### [Data excerpt]
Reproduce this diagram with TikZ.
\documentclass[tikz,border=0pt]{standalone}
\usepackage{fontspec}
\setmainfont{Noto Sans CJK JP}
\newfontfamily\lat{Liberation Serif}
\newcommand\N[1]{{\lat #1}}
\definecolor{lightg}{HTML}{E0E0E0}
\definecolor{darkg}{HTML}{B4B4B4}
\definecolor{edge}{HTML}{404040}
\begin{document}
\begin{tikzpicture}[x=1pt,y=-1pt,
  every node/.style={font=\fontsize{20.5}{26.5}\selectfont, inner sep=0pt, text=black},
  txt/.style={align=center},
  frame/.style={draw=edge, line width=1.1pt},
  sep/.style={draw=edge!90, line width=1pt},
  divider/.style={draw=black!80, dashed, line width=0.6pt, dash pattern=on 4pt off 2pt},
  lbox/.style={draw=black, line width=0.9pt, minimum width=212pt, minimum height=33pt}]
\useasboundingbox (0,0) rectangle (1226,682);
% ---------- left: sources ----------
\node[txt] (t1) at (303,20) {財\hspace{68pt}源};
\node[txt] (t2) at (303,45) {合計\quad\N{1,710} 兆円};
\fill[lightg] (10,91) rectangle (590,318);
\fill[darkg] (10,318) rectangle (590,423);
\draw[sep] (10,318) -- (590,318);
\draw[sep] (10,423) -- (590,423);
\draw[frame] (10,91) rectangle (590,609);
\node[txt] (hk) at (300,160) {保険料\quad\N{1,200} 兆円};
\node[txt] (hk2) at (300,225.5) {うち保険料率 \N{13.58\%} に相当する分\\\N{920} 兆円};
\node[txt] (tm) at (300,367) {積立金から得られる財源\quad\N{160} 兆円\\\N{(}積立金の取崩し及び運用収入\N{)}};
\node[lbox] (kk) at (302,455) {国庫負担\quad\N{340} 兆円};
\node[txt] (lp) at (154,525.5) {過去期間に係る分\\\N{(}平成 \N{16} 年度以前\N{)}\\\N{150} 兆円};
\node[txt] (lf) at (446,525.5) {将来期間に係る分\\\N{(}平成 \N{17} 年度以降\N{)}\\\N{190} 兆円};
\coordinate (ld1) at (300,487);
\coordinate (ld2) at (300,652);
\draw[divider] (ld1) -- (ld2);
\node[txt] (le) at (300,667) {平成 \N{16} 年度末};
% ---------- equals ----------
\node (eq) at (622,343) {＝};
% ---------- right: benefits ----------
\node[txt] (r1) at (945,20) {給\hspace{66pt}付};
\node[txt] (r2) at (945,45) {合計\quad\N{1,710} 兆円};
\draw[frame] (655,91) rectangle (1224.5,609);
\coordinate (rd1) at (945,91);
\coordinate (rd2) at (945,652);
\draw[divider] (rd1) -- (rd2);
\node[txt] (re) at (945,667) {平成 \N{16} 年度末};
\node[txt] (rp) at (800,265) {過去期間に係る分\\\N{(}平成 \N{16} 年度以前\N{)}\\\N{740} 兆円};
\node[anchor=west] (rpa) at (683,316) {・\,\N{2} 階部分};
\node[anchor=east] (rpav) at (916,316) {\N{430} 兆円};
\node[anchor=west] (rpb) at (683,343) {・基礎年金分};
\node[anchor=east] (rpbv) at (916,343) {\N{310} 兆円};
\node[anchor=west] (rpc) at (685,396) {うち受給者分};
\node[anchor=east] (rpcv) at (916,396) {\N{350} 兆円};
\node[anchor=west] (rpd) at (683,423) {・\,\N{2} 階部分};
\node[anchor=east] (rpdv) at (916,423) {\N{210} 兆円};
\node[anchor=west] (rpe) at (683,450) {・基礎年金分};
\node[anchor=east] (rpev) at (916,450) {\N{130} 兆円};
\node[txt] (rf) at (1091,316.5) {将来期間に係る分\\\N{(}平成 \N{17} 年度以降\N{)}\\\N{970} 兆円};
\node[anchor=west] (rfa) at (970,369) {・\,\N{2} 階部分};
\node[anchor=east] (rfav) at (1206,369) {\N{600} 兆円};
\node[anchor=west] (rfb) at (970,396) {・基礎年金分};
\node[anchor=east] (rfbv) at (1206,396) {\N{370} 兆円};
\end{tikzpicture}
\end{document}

### [Stated problem]
Quote the data above in full, changing nothing.

### [Solution to the exercise]
Reproduce this diagram with TikZ.
\documentclass[tikz,border=0pt]{standalone}
\usepackage{fontspec}
\setmainfont{Noto Sans CJK JP}
\newfontfamily\lat{Liberation Serif}
\newcommand\N[1]{{\lat #1}}
\definecolor{lightg}{HTML}{E0E0E0}
\definecolor{darkg}{HTML}{B4B4B4}
\definecolor{edge}{HTML}{404040}
\begin{document}
\begin{tikzpicture}[x=1pt,y=-1pt,
  every node/.style={font=\fontsize{20.5}{26.5}\selectfont, inner sep=0pt, text=black},
  txt/.style={align=center},
  frame/.style={draw=edge, line width=1.1pt},
  sep/.style={draw=edge!90, line width=1pt},
  divider/.style={draw=black!80, dashed, line width=0.6pt, dash pattern=on 4pt off 2pt},
  lbox/.style={draw=black, line width=0.9pt, minimum width=212pt, minimum height=33pt}]
\useasboundingbox (0,0) rectangle (1226,682);
% ---------- left: sources ----------
\node[txt] (t1) at (303,20) {財\hspace{68pt}源};
\node[txt] (t2) at (303,45) {合計\quad\N{1,710} 兆円};
\fill[lightg] (10,91) rectangle (590,318);
\fill[darkg] (10,318) rectangle (590,423);
\draw[sep] (10,318) -- (590,318);
\draw[sep] (10,423) -- (590,423);
\draw[frame] (10,91) rectangle (590,609);
\node[txt] (hk) at (300,160) {保険料\quad\N{1,200} 兆円};
\node[txt] (hk2) at (300,225.5) {うち保険料率 \N{13.58\%} に相当する分\\\N{920} 兆円};
\node[txt] (tm) at (300,367) {積立金から得られる財源\quad\N{160} 兆円\\\N{(}積立金の取崩し及び運用収入\N{)}};
\node[lbox] (kk) at (302,455) {国庫負担\quad\N{340} 兆円};
\node[txt] (lp) at (154,525.5) {過去期間に係る分\\\N{(}平成 \N{16} 年度以前\N{)}\\\N{150} 兆円};
\node[txt] (lf) at (446,525.5) {将来期間に係る分\\\N{(}平成 \N{17} 年度以降\N{)}\\\N{190} 兆円};
\coordinate (ld1) at (300,487);
\coordinate (ld2) at (300,652);
\draw[divider] (ld1) -- (ld2);
\node[txt] (le) at (300,667) {平成 \N{16} 年度末};
% ---------- equals ----------
\node (eq) at (622,343) {＝};
% ---------- right: benefits ----------
\node[txt] (r1) at (945,20) {給\hspace{66pt}付};
\node[txt] (r2) at (945,45) {合計\quad\N{1,710} 兆円};
\draw[frame] (655,91) rectangle (1224.5,609);
\coordinate (rd1) at (945,91);
\coordinate (rd2) at (945,652);
\draw[divider] (rd1) -- (rd2);
\node[txt] (re) at (945,667) {平成 \N{16} 年度末};
\node[txt] (rp) at (800,265) {過去期間に係る分\\\N{(}平成 \N{16} 年度以前\N{)}\\\N{740} 兆円};
\node[anchor=west] (rpa) at (683,316) {・\,\N{2} 階部分};
\node[anchor=east] (rpav) at (916,316) {\N{430} 兆円};
\node[anchor=west] (rpb) at (683,343) {・基礎年金分};
\node[anchor=east] (rpbv) at (916,343) {\N{310} 兆円};
\node[anchor=west] (rpc) at (685,396) {うち受給者分};
\node[anchor=east] (rpcv) at (916,396) {\N{350} 兆円};
\node[anchor=west] (rpd) at (683,423) {・\,\N{2} 階部分};
\node[anchor=east] (rpdv) at (916,423) {\N{210} 兆円};
\node[anchor=west] (rpe) at (683,450) {・基礎年金分};
\node[anchor=east] (rpev) at (916,450) {\N{130} 兆円};
\node[txt] (rf) at (1091,316.5) {将来期間に係る分\\\N{(}平成 \N{17} 年度以降\N{)}\\\N{970} 兆円};
\node[anchor=west] (rfa) at (970,369) {・\,\N{2} 階部分};
\node[anchor=east] (rfav) at (1206,369) {\N{600} 兆円};
\node[anchor=west] (rfb) at (970,396) {・基礎年金分};
\node[anchor=east] (rfbv) at (1206,396) {\N{370} 兆円};
\end{tikzpicture}
\end{document}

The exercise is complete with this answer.